Your instructions
Reproduce the listing exactly and skip over any pictures.

Working data

======

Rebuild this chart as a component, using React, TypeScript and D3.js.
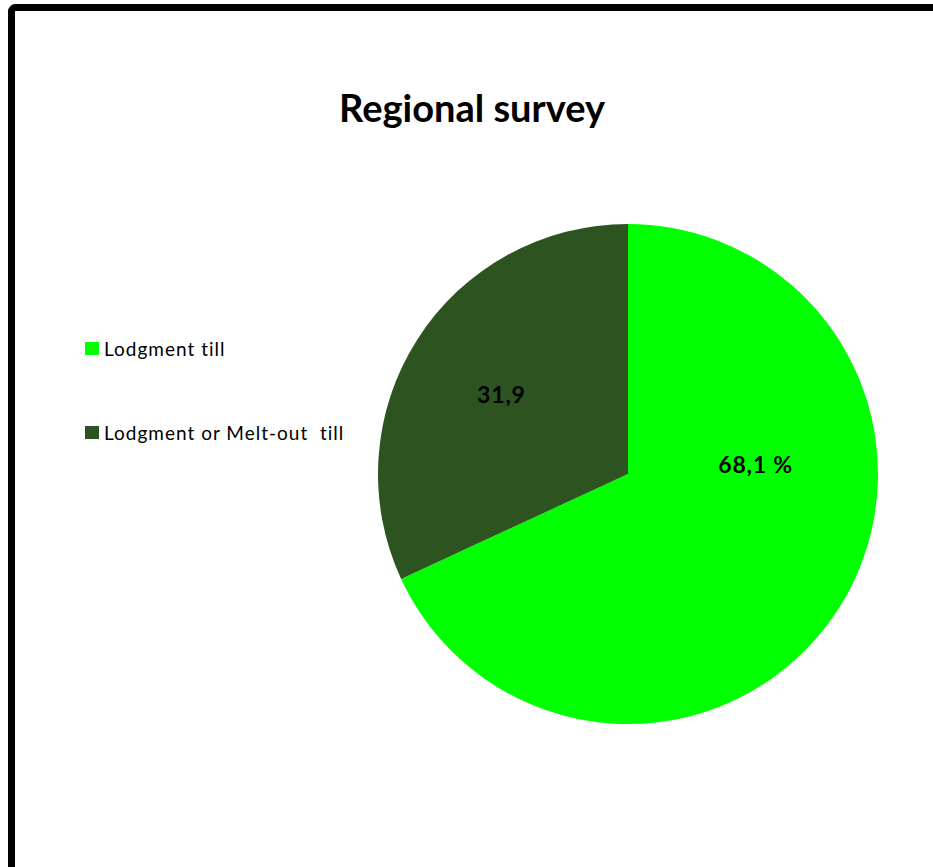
import React from "react";
import * as d3 from "d3";

const categories = ["Lodgment till", "Lodgment or Melt-out  till"];
const values = [68.1, 31.9];
const labels = ["68,1 %", "31,9"];
const colors = ["#00FF00", "#2D5320"];
const title = "Regional survey";

// label placement tweaks (layout only)
const labelOffsets: [number, number][] = [[17, -80], [-16, -8]];

export default function App() {
  const W = 933, H = 867;
  const cx = 628, cy = 474, r = 250;
  const pie = d3.pie<number>().sort(null).value((d) => d)(values);
  const arc = d3.arc<d3.PieArcDatum<number>>().innerRadius(0).outerRadius(r);
  const labelArc = d3.arc<d3.PieArcDatum<number>>().innerRadius(0).outerRadius(r * 1.05);
  const font = "Lato, 'Open Sans', sans-serif";
  return (
    <svg width={W} height={H} style={{ position: "absolute", left: 0, top: 0 }}>
      <rect x={0} y={0} width={W} height={H} fill="#fff" />
      <rect x={11.5} y={7.5} width={W + 20} height={H + 20} rx={4} fill="#fff" stroke="#000" strokeWidth={7} />
      <text x={472} y={122} textAnchor="middle" fontFamily={font} fontWeight="bold" fontSize={38} fill="#000">
        {title}
      </text>
      <g transform={`translate(${cx},${cy})`}>
        {pie.map((p, i) => (
          <path key={i} d={arc(p) || ""} fill={colors[i]} />
        ))}
        {pie.map((p, i) => {
          const [x, y] = labelArc.centroid(p);
          return (
            <text key={"l" + i} x={x + labelOffsets[i][0]} y={y + labelOffsets[i][1]} textAnchor="middle" dy="0.35em"
              fontFamily={font} fontWeight="bold" fontSize={23} letterSpacing={0.8} fill="#000">
              {labels[i]}
            </text>
          );
        })}
      </g>
      {categories.map((c, i) => (
        <g key={c} transform={`translate(85,${342 + i * 84})`}>
          <rect x={0} y={0} width={14} height={13} fill={colors[i]} />
          <text x={19} y={14} fontFamily={font} fontSize={19} letterSpacing={1} fill="#000" style={{ whiteSpace: "pre" }}>{c}</text>
        </g>
      ))}
    </svg>
  );
}
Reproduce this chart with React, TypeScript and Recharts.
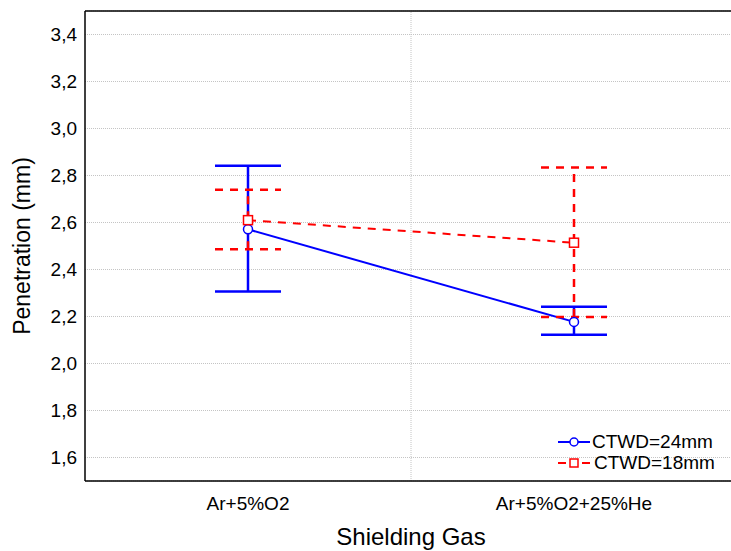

======

Exercise result
Rebuild this chart as a component, using React, TypeScript and D3.js.
import React from "react";
import * as d3 from "d3";

const categories = ["Lodgment till", "Lodgment or Melt-out  till"];
const values = [68.1, 31.9];
const labels = ["68,1 %", "31,9"];
const colors = ["#00FF00", "#2D5320"];
const title = "Regional survey";

// label placement tweaks (layout only)
const labelOffsets: [number, number][] = [[17, -80], [-16, -8]];

export default function App() {
  const W = 933, H = 867;
  const cx = 628, cy = 474, r = 250;
  const pie = d3.pie<number>().sort(null).value((d) => d)(values);
  const arc = d3.arc<d3.PieArcDatum<number>>().innerRadius(0).outerRadius(r);
  const labelArc = d3.arc<d3.PieArcDatum<number>>().innerRadius(0).outerRadius(r * 1.05);
  const font = "Lato, 'Open Sans', sans-serif";
  return (
    <svg width={W} height={H} style={{ position: "absolute", left: 0, top: 0 }}>
      <rect x={0} y={0} width={W} height={H} fill="#fff" />
      <rect x={11.5} y={7.5} width={W + 20} height={H + 20} rx={4} fill="#fff" stroke="#000" strokeWidth={7} />
      <text x={472} y={122} textAnchor="middle" fontFamily={font} fontWeight="bold" fontSize={38} fill="#000">
        {title}
      </text>
      <g transform={`translate(${cx},${cy})`}>
        {pie.map((p, i) => (
          <path key={i} d={arc(p) || ""} fill={colors[i]} />
        ))}
        {pie.map((p, i) => {
          const [x, y] = labelArc.centroid(p);
          return (
            <text key={"l" + i} x={x + labelOffsets[i][0]} y={y + labelOffsets[i][1]} textAnchor="middle" dy="0.35em"
              fontFamily={font} fontWeight="bold" fontSize={23} letterSpacing={0.8} fill="#000">
              {labels[i]}
            </text>
          );
        })}
      </g>
      {categories.map((c, i) => (
        <g key={c} transform={`translate(85,${342 + i * 84})`}>
          <rect x={0} y={0} width={14} height={13} fill={colors[i]} />
          <text x={19} y={14} fontFamily={font} fontSize={19} letterSpacing={1} fill="#000" style={{ whiteSpace: "pre" }}>{c}</text>
        </g>
      ))}
    </svg>
  );
}
Reproduce this chart with React, TypeScript and Recharts.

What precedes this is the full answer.